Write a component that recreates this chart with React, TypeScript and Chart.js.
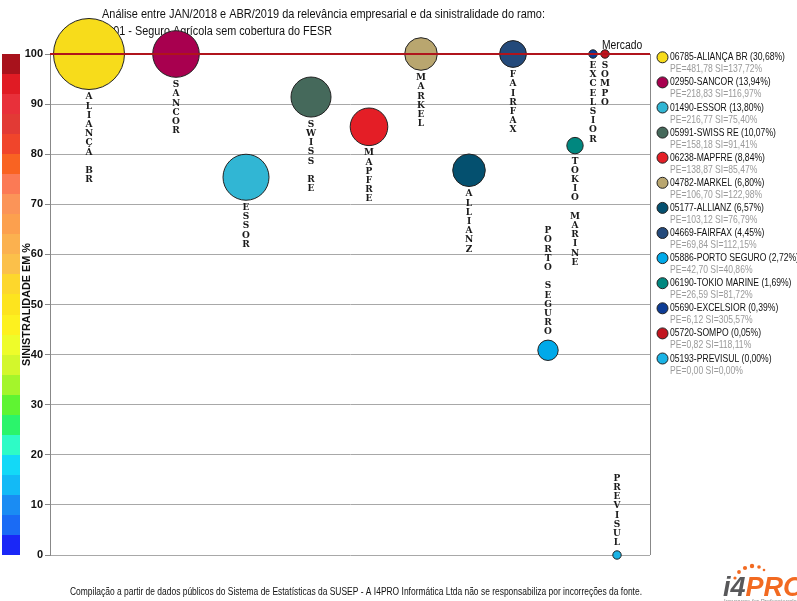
import React, { useEffect, useRef } from "react";
import { Chart, registerables } from "chart.js";

Chart.register(...registerables);

// ---- data ----
const codes = ["06785", "02950", "01490", "05991", "06238", "04782", "05177", "04669", "05886", "06190", "05690", "05720", "05193"];
const names = ["ALIANÇA BR", "SANCOR", "ESSOR", "SWISS RE", "MAPFRE", "MARKEL", "ALLIANZ", "FAIRFAX", "PORTO SEGURO", "TOKIO MARINE", "EXCELSIOR", "SOMPO", "PREVISUL"];
const shares = [30.68, 13.94, 13.8, 10.07, 8.84, 6.8, 6.57, 4.45, 2.72, 1.69, 0.39, 0.05, 0.0];
const premiums = [481.78, 218.83, 216.77, 158.18, 138.87, 106.7, 103.12, 69.84, 42.7, 26.59, 6.12, 0.82, 0.0];
const sinistralidade = [137.72, 116.97, 75.4, 91.41, 85.47, 122.98, 76.79, 112.15, 40.86, 81.72, 305.57, 118.11, 0.0];
// horizontal placement along the (hidden) relevance axis
const positions = [39, 126, 196, 261, 319, 371, 419, 463, 498, 525, 543, 555, 567];
// bubble radius (px)
const radii = [35.5, 23.3, 23, 20, 18.8, 16.3, 16.3, 13.4, 10.2, 8.2, 4.2, 4.2, 4.2];
const colors = ["#F7DC1B", "#A8004F", "#31B6D4", "#45695B", "#E41E26", "#B9A66F", "#04506F", "#244A7B", "#00A9E9", "#00877F", "#0D3C95", "#C2141E", "#1AB3E5"];
const marketValue = 100; // "Mercado" line (capped at axis max)
const yTicksMax = 100;
const colorBands = [
  "#A8121C", "#E01B24", "#E8303A", "#E23A35", "#F0452B", "#F96322", "#FB7A55", "#FB9458", "#FCA04E", "#FBB14F",
  "#FBC04A", "#FDD72C", "#FDE41E", "#FDF11F", "#EEFC2A", "#D3F72C", "#A4F52B", "#5FF432", "#2BF46B", "#2EFBC6",
  "#13D9F7", "#13BAF6", "#1A8CF3", "#1A6BF5", "#1A27F7",
];
const titleLines = [
  "Análise entre JAN/2018 e ABR/2019 da relevância empresarial e da sinistralidade do ramo:",
  "1101 - Seguro Agrícola sem cobertura do FESR",
];
const yAxisTitle = "SINISTRALIDADE EM %";
const footer = "Compilação a partir de dados públicos do Sistema de Estatísticas da SUSEP - A I4PRO Informática Ltda não se responsabiliza por incorreções da fonte.";

const fmt = (v: number) => v.toFixed(2).replace(".", ",");

function narrow(ctx: CanvasRenderingContext2D, text: string, x: number, y: number, font: string, color: string, sx: number, align = "left") {
  ctx.save();
  ctx.font = font;
  ctx.fillStyle = color;
  ctx.textBaseline = "middle";
  ctx.textAlign = "left";
  const w = ctx.measureText(text).width * sx;
  const x0 = align === "left" ? x : align === "right" ? x - w : x - w / 2;
  ctx.translate(x0, y);
  ctx.scale(sx, 1);
  ctx.fillText(text, 0, 0);
  ctx.restore();
}

const decorPlugin = {
  id: "decor",
  beforeDraw(chart: any) {
    const ctx: CanvasRenderingContext2D = chart.ctx;
    const y = chart.scales.y;
    ctx.save();
    ctx.fillStyle = "#ffffff";
    ctx.fillRect(0, 0, chart.width, chart.height);
    // colour bar
    const step = yTicksMax / colorBands.length;
    colorBands.forEach((c, i) => {
      const top = y.getPixelForValue(yTicksMax - i * step);
      const bot = y.getPixelForValue(yTicksMax - (i + 1) * step);
      ctx.fillStyle = c;
      ctx.fillRect(2, Math.round(top), 18, Math.round(bot) - Math.round(top));
    });
    // y axis title
    ctx.save();
    ctx.translate(27, (y.top + y.bottom) / 2);
    ctx.rotate(-Math.PI / 2);
    ctx.font = 'bold 11px "Liberation Sans"';
    ctx.fillStyle = "#111";
    ctx.textAlign = "center";
    ctx.textBaseline = "middle";
    ctx.fillText(yAxisTitle, 0, 0, 123);
    ctx.restore();
    // title
    ctx.font = '12px "Liberation Sans"';
    ctx.fillStyle = "#111";
    ctx.textAlign = "left";
    ctx.textBaseline = "alphabetic";
    ctx.fillText(titleLines[0], 102, 18, 443);
    ctx.fillText(titleLines[1], 102, 35, 230);
    // footer
    ctx.font = '10px "Liberation Sans"';
    ctx.fillStyle = "#111";
    ctx.textBaseline = "middle";
    ctx.fillText(footer, 70, 592, 572);
    // logo
    ctx.textBaseline = "alphabetic";
    ctx.font = 'italic bold 27px "Liberation Sans"';
    ctx.fillStyle = "#58585A";
    ctx.fillText("i4", 723, 596);
    const w4 = ctx.measureText("i4").width;
    ctx.fillStyle = "#F26A21";
    ctx.fillText("PRO", 723 + w4, 596);
    const dots = [[735, 578, 1.6], [739, 572, 1.9], [745, 568, 2.1], [752, 566, 2.2], [759, 567, 1.8], [764, 570, 1.3]];
    dots.forEach(([dx, dy, r]) => {
      ctx.beginPath();
      ctx.arc(dx, dy, r, 0, Math.PI * 2);
      ctx.fill();
    });
    ctx.font = '6px "Liberation Sans"';
    ctx.fillStyle = "#888";
    ctx.fillText("Insurance for Professionals", 724, 603);
    ctx.restore();
  },
  afterDatasetsDraw(chart: any) {
    const ctx: CanvasRenderingContext2D = chart.ctx;
    const xs = chart.scales.x;
    const ys = chart.scales.y;
    const area = chart.chartArea;
    ctx.save();
    // right border
    ctx.strokeStyle = "#888";
    ctx.lineWidth = 1;
    ctx.beginPath();
    ctx.moveTo(area.right + 0.5, area.top);
    ctx.lineTo(area.right + 0.5, area.bottom);
    ctx.stroke();
    // market line
    const my = ys.getPixelForValue(marketValue);
    ctx.strokeStyle = "#B0141C";
    ctx.lineWidth = 2;
    ctx.beginPath();
    ctx.moveTo(area.left, my);
    ctx.lineTo(area.right, my);
    ctx.stroke();
    narrow(ctx, "Mercado", 602, 46, '12px "Liberation Sans"', "#111", 0.86);
    // vertical labels
    ctx.font = 'bold 9px "DejaVu Serif"';
    ctx.fillStyle = "#1a1a1a";
    ctx.textAlign = "center";
    ctx.textBaseline = "middle";
    const pitch = 9.2;
    names.forEach((name, i) => {
      const v = Math.min(sinistralidade[i], yTicksMax);
      const px = xs.getPixelForValue(positions[i]);
      const py = ys.getPixelForValue(v);
      const chars = Array.from(name);
      const below = v >= 50;
      chars.forEach((ch, k) => {
        if (ch === " ") return;
        const ty = below ? py + radii[i] + 7.5 + k * pitch : py - radii[i] - 8 - (chars.length - 1 - k) * pitch;
        ctx.fillText(ch, px, ty);
      });
    });
    // legend
    names.forEach((name, i) => {
      const cy = 57.3 + i * 25.1;
      ctx.beginPath();
      ctx.arc(662.5, cy, 5.5, 0, Math.PI * 2);
      ctx.fillStyle = colors[i];
      ctx.fill();
      ctx.lineWidth = 1;
      ctx.strokeStyle = "#222";
      ctx.stroke();
      narrow(ctx, `${codes[i]}-${name} (${fmt(shares[i])}%)`, 670, cy, '11px "Liberation Sans"', "#111", 0.78);
      narrow(ctx, `PE=${fmt(premiums[i])} SI=${fmt(sinistralidade[i])}%`, 670, cy + 12, '11px "Liberation Sans"', "#9a9a9a", 0.78);
    });
    ctx.restore();
  },
};

export default function App() {
  const ref = useRef<HTMLCanvasElement | null>(null);
  useEffect(() => {
    if (!ref.current) return;
    const chart = new Chart(ref.current, {
      type: "bubble",
      data: {
        datasets: [
          {
            data: positions.map((x, i) => ({ x, y: Math.min(sinistralidade[i], yTicksMax), r: radii[i] })),
            backgroundColor: colors,
            borderColor: "#222",
            borderWidth: 1,
            clip: false as any,
          },
        ],
      },
      options: {
        responsive: false,
        animation: false,
        events: [],
        layout: { padding: { top: 54, right: 147, bottom: 46, left: 0 } },
        plugins: { legend: { display: false }, tooltip: { enabled: false } },
        scales: {
          x: { type: "linear", min: 0, max: 600, display: false },
          y: {
            min: 0,
            max: yTicksMax,
            afterFit: (s: any) => {
              s.width = 50;
            },
            ticks: { stepSize: 10, color: "#111", font: { family: "Liberation Sans", size: 11, weight: "bold" }, padding: 2 },
            grid: { color: "#a8a8a8", lineWidth: 1, tickLength: 5, tickColor: "#888" },
            border: { display: true, color: "#888", width: 1 },
          },
        },
      },
      plugins: [decorPlugin],
    });
    return () => chart.destroy();
  }, []);
  return (
    <div style={{ position: "absolute", left: 0, top: 0, width: 797, height: 601, background: "#fff" }}>
      <canvas ref={ref} width={797} height={601} style={{ display: "block" }} />
    </div>
  );
}
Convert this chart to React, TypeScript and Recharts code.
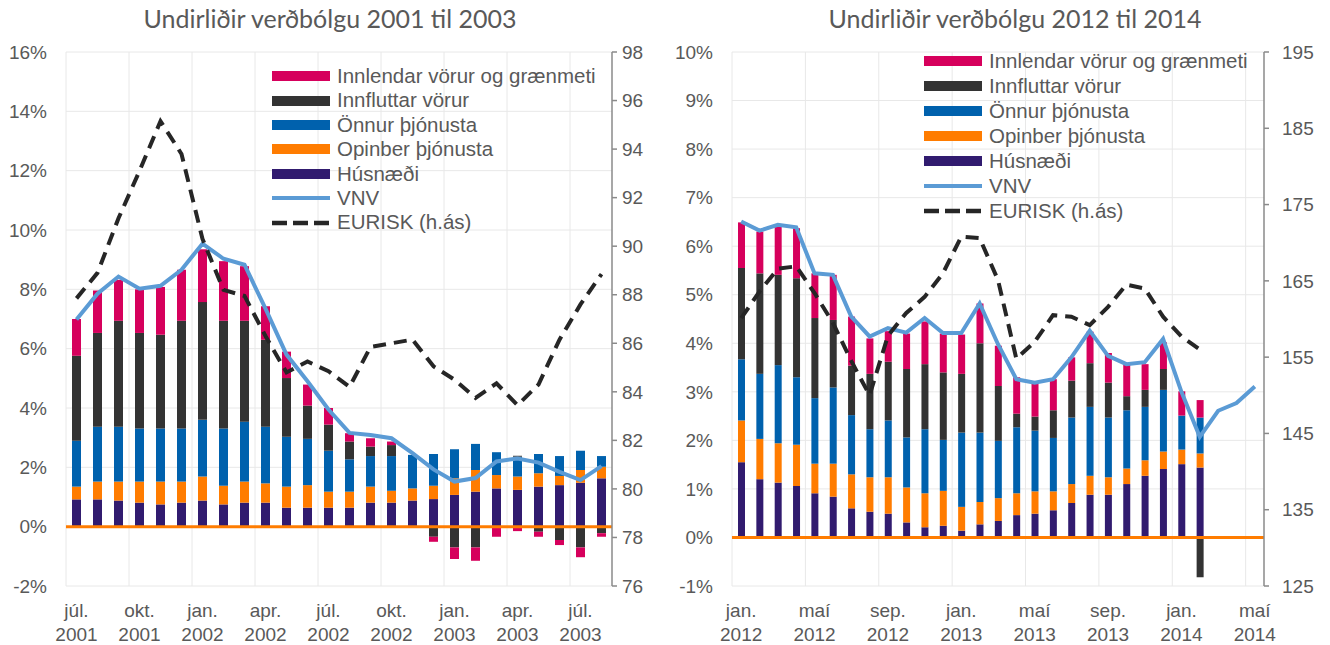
-----
**WHAT IS EXPECTED**.
Give again, word for word, every line from the top of the data through the line with "Chart.register(...registerables);", both ends included, and exclude the pictures.

**RESPONSE TO THIS TASK**.
Write a component that recreates this chart with React, TypeScript and Chart.js.
import React, { useEffect, useRef } from "react";
import { Chart, registerables } from "chart.js";

Chart.register(...registerables);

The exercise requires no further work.